TASK DIRECTIONS: Give the listing again exactly, omitting its images.

DATASET CONTENT:
───

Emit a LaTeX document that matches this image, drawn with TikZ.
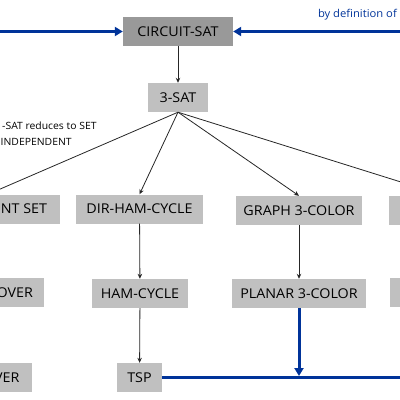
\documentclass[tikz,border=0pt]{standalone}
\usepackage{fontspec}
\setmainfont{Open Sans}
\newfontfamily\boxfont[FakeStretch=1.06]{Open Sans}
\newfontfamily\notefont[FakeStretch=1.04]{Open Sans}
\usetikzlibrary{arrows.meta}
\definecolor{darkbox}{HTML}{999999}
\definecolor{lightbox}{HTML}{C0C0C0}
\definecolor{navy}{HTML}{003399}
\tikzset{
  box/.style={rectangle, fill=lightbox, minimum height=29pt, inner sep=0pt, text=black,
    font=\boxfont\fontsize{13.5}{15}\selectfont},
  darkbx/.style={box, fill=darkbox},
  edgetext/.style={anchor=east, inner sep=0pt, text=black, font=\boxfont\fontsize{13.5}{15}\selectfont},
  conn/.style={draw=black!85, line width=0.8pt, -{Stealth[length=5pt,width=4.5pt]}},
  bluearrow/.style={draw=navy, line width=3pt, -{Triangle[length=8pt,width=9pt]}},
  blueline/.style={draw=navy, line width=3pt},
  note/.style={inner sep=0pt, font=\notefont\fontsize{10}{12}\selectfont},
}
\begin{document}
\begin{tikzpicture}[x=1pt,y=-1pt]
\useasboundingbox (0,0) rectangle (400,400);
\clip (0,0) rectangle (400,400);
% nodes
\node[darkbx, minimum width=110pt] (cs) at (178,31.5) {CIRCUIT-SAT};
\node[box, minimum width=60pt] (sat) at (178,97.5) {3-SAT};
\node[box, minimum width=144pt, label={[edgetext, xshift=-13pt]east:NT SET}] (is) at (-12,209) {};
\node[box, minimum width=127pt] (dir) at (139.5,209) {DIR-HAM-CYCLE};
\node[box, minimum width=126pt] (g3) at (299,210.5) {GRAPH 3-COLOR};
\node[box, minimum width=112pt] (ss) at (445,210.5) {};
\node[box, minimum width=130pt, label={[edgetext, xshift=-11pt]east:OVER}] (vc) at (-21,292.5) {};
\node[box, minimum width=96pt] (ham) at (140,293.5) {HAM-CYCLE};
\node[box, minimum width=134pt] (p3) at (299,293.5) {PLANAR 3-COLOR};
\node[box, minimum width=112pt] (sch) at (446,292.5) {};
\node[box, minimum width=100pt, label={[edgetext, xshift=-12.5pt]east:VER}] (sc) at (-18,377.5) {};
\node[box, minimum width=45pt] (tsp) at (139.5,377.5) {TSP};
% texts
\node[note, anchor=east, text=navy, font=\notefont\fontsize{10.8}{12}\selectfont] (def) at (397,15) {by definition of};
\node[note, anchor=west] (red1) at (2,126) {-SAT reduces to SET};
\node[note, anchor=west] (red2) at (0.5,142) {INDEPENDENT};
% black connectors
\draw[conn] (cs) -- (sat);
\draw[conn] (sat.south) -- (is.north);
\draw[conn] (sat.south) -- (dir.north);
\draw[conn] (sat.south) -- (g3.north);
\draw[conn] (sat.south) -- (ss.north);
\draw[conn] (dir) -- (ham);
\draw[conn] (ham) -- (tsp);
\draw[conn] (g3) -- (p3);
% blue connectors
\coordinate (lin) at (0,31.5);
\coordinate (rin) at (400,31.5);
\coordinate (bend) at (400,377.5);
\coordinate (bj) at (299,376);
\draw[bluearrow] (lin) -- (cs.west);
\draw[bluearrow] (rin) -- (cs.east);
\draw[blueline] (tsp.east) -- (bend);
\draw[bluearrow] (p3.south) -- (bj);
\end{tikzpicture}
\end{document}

───

COMPLETED EXERCISE:
Emit a LaTeX document that matches this image, drawn with TikZ.
\documentclass[tikz,border=0pt]{standalone}
\usepackage{fontspec}
\setmainfont{Open Sans}
\newfontfamily\boxfont[FakeStretch=1.06]{Open Sans}
\newfontfamily\notefont[FakeStretch=1.04]{Open Sans}
\usetikzlibrary{arrows.meta}
\definecolor{darkbox}{HTML}{999999}
\definecolor{lightbox}{HTML}{C0C0C0}
\definecolor{navy}{HTML}{003399}
\tikzset{
  box/.style={rectangle, fill=lightbox, minimum height=29pt, inner sep=0pt, text=black,
    font=\boxfont\fontsize{13.5}{15}\selectfont},
  darkbx/.style={box, fill=darkbox},
  edgetext/.style={anchor=east, inner sep=0pt, text=black, font=\boxfont\fontsize{13.5}{15}\selectfont},
  conn/.style={draw=black!85, line width=0.8pt, -{Stealth[length=5pt,width=4.5pt]}},
  bluearrow/.style={draw=navy, line width=3pt, -{Triangle[length=8pt,width=9pt]}},
  blueline/.style={draw=navy, line width=3pt},
  note/.style={inner sep=0pt, font=\notefont\fontsize{10}{12}\selectfont},
}
\begin{document}
\begin{tikzpicture}[x=1pt,y=-1pt]
\useasboundingbox (0,0) rectangle (400,400);
\clip (0,0) rectangle (400,400);
% nodes
\node[darkbx, minimum width=110pt] (cs) at (178,31.5) {CIRCUIT-SAT};
\node[box, minimum width=60pt] (sat) at (178,97.5) {3-SAT};
\node[box, minimum width=144pt, label={[edgetext, xshift=-13pt]east:NT SET}] (is) at (-12,209) {};
\node[box, minimum width=127pt] (dir) at (139.5,209) {DIR-HAM-CYCLE};
\node[box, minimum width=126pt] (g3) at (299,210.5) {GRAPH 3-COLOR};
\node[box, minimum width=112pt] (ss) at (445,210.5) {};
\node[box, minimum width=130pt, label={[edgetext, xshift=-11pt]east:OVER}] (vc) at (-21,292.5) {};
\node[box, minimum width=96pt] (ham) at (140,293.5) {HAM-CYCLE};
\node[box, minimum width=134pt] (p3) at (299,293.5) {PLANAR 3-COLOR};
\node[box, minimum width=112pt] (sch) at (446,292.5) {};
\node[box, minimum width=100pt, label={[edgetext, xshift=-12.5pt]east:VER}] (sc) at (-18,377.5) {};
\node[box, minimum width=45pt] (tsp) at (139.5,377.5) {TSP};
% texts
\node[note, anchor=east, text=navy, font=\notefont\fontsize{10.8}{12}\selectfont] (def) at (397,15) {by definition of};
\node[note, anchor=west] (red1) at (2,126) {-SAT reduces to SET};
\node[note, anchor=west] (red2) at (0.5,142) {INDEPENDENT};
% black connectors
\draw[conn] (cs) -- (sat);
\draw[conn] (sat.south) -- (is.north);
\draw[conn] (sat.south) -- (dir.north);
\draw[conn] (sat.south) -- (g3.north);
\draw[conn] (sat.south) -- (ss.north);
\draw[conn] (dir) -- (ham);
\draw[conn] (ham) -- (tsp);
\draw[conn] (g3) -- (p3);
% blue connectors
\coordinate (lin) at (0,31.5);
\coordinate (rin) at (400,31.5);
\coordinate (bend) at (400,377.5);
\coordinate (bj) at (299,376);
\draw[bluearrow] (lin) -- (cs.west);
\draw[bluearrow] (rin) -- (cs.east);
\draw[blueline] (tsp.east) -- (bend);
\draw[bluearrow] (p3.south) -- (bj);
\end{tikzpicture}
\end{document}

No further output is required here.